Produce an exact transcription of the listing below, omitting the pictures.
────────────────────────────────────────
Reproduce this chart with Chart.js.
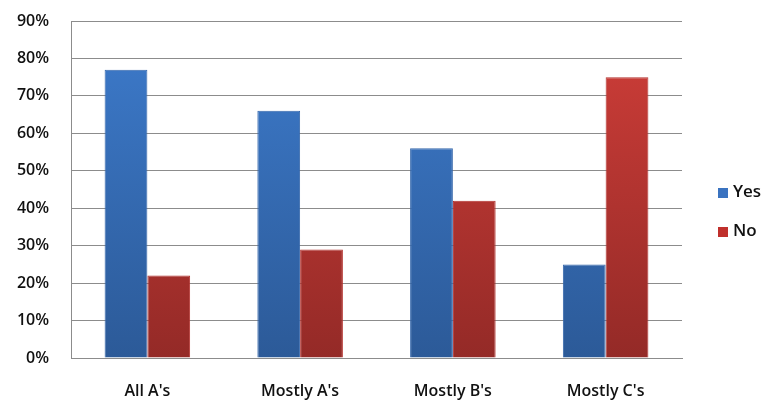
<!DOCTYPE html>
<html>
<head>
<meta charset="utf-8">
<script src="https://cdn.jsdelivr.net/npm/chart.js@4/dist/chart.umd.min.js"></script>
<style>
html,body{margin:0;padding:0;background:#fff;}
#wrap{width:766px;height:402px;position:relative;}
</style>
</head>
<body>
<div id="wrap"><canvas id="c" width="766" height="402"></canvas></div>
<script>
const categories = ["All A's", "Mostly A's", "Mostly B's", "Mostly C's"];
const seriesNames = ["Yes", "No"];
const yesValues = [77, 66, 56, 25];
const noValues = [22, 29, 42, 75];
const yTickMax = 90;
const yTickStep = 10;

const FONT = "'Open Sans', 'DejaVu Sans', sans-serif";

function grad(ctx, top, bottom) {
  const chart = ctx.chart;
  const area = chart.chartArea;
  if (!area) return top;
  const g = chart.ctx.createLinearGradient(0, area.top, 0, area.bottom);
  g.addColorStop(0, top);
  g.addColorStop(1, bottom);
  return g;
}

const legendPlugin = {
  id: 'customLegend',
  afterDraw(chart) {
    const c = chart.ctx;
    const items = [
      {label: seriesNames[0], color: '#3a73c0', y: 192},
      {label: seriesNames[1], color: '#c0302c', y: 231}
    ];
    c.save();
    c.font = "600 17px " + FONT;
    c.textBaseline = 'middle';
    items.forEach(it => {
      c.fillStyle = it.color;
      c.fillRect(718, it.y - 4, 10, 10);
      c.fillStyle = '#111';
      c.fillText(it.label, 733, it.y);
    });
    c.restore();
  }
};

new Chart(document.getElementById('c'), {
  type: 'bar',
  data: {
    labels: categories,
    datasets: [
      {
        label: seriesNames[0],
        data: yesValues,
        backgroundColor: ctx => grad(ctx, '#3d7bcc', '#2c5a98'),
        borderColor: '#3567ab',
        borderWidth: 1,
        categoryPercentage: 0.56,
        barPercentage: 1.0
      },
      {
        label: seriesNames[1],
        data: noValues,
        backgroundColor: ctx => grad(ctx, '#d03e39', '#942a27'),
        borderColor: '#b3312d',
        borderWidth: 1,
        categoryPercentage: 0.56,
        barPercentage: 1.0
      }
    ]
  },
  options: {
    responsive: false,
    animation: false,
    devicePixelRatio: 1,
    layout: {padding: {top: 21, right: 84, bottom: 0, left: 0}},
    plugins: {
      legend: {display: false},
      tooltip: {enabled: false}
    },
    scales: {
      x: {
        grid: {display: false, drawTicks: false},
        border: {display: true, color: '#8c8c8c', width: 1},
        ticks: {
          color: '#111',
          font: {family: FONT, size: 16, weight: '600'},
          padding: 24
        },
        afterFit(scale) { scale.height = 44; scale.paddingLeft = 0; scale.paddingRight = 0; }
      },
      y: {
        min: 0,
        max: yTickMax,
        grid: {color: '#8c8c8c', lineWidth: 1, drawTicks: false},
        border: {display: true, color: '#8c8c8c', width: 1},
        ticks: {
          stepSize: yTickStep,
          color: '#111',
          font: {family: FONT, size: 16, weight: '600'},
          padding: 22,
          callback: v => v + '%'
        },
        afterFit(scale) { scale.width = 71; scale.paddingTop = 0; scale.paddingBottom = 0; }
      }
    }
  },
  plugins: [legendPlugin]
});
</script>
</body>
</html>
────────────────────────────────────────
▶ Problem solution
Reproduce this chart with Chart.js.
<!DOCTYPE html>
<html>
<head>
<meta charset="utf-8">
<script src="https://cdn.jsdelivr.net/npm/chart.js@4/dist/chart.umd.min.js"></script>
<style>
html,body{margin:0;padding:0;background:#fff;}
#wrap{width:766px;height:402px;position:relative;}
</style>
</head>
<body>
<div id="wrap"><canvas id="c" width="766" height="402"></canvas></div>
<script>
const categories = ["All A's", "Mostly A's", "Mostly B's", "Mostly C's"];
const seriesNames = ["Yes", "No"];
const yesValues = [77, 66, 56, 25];
const noValues = [22, 29, 42, 75];
const yTickMax = 90;
const yTickStep = 10;

const FONT = "'Open Sans', 'DejaVu Sans', sans-serif";

function grad(ctx, top, bottom) {
  const chart = ctx.chart;
  const area = chart.chartArea;
  if (!area) return top;
  const g = chart.ctx.createLinearGradient(0, area.top, 0, area.bottom);
  g.addColorStop(0, top);
  g.addColorStop(1, bottom);
  return g;
}

const legendPlugin = {
  id: 'customLegend',
  afterDraw(chart) {
    const c = chart.ctx;
    const items = [
      {label: seriesNames[0], color: '#3a73c0', y: 192},
      {label: seriesNames[1], color: '#c0302c', y: 231}
    ];
    c.save();
    c.font = "600 17px " + FONT;
    c.textBaseline = 'middle';
    items.forEach(it => {
      c.fillStyle = it.color;
      c.fillRect(718, it.y - 4, 10, 10);
      c.fillStyle = '#111';
      c.fillText(it.label, 733, it.y);
    });
    c.restore();
  }
};

new Chart(document.getElementById('c'), {
  type: 'bar',
  data: {
    labels: categories,
    datasets: [
      {
        label: seriesNames[0],
        data: yesValues,
        backgroundColor: ctx => grad(ctx, '#3d7bcc', '#2c5a98'),
        borderColor: '#3567ab',
        borderWidth: 1,
        categoryPercentage: 0.56,
        barPercentage: 1.0
      },
      {
        label: seriesNames[1],
        data: noValues,
        backgroundColor: ctx => grad(ctx, '#d03e39', '#942a27'),
        borderColor: '#b3312d',
        borderWidth: 1,
        categoryPercentage: 0.56,
        barPercentage: 1.0
      }
    ]
  },
  options: {
    responsive: false,
    animation: false,
    devicePixelRatio: 1,
    layout: {padding: {top: 21, right: 84, bottom: 0, left: 0}},
    plugins: {
      legend: {display: false},
      tooltip: {enabled: false}
    },
    scales: {
      x: {
        grid: {display: false, drawTicks: false},
        border: {display: true, color: '#8c8c8c', width: 1},
        ticks: {
          color: '#111',
          font: {family: FONT, size: 16, weight: '600'},
          padding: 24
        },
        afterFit(scale) { scale.height = 44; scale.paddingLeft = 0; scale.paddingRight = 0; }
      },
      y: {
        min: 0,
        max: yTickMax,
        grid: {color: '#8c8c8c', lineWidth: 1, drawTicks: false},
        border: {display: true, color: '#8c8c8c', width: 1},
        ticks: {
          stepSize: yTickStep,
          color: '#111',
          font: {family: FONT, size: 16, weight: '600'},
          padding: 22,
          callback: v => v + '%'
        },
        afterFit(scale) { scale.width = 71; scale.paddingTop = 0; scale.paddingBottom = 0; }
      }
    }
  },
  plugins: [legendPlugin]
});
</script>
</body>
</html>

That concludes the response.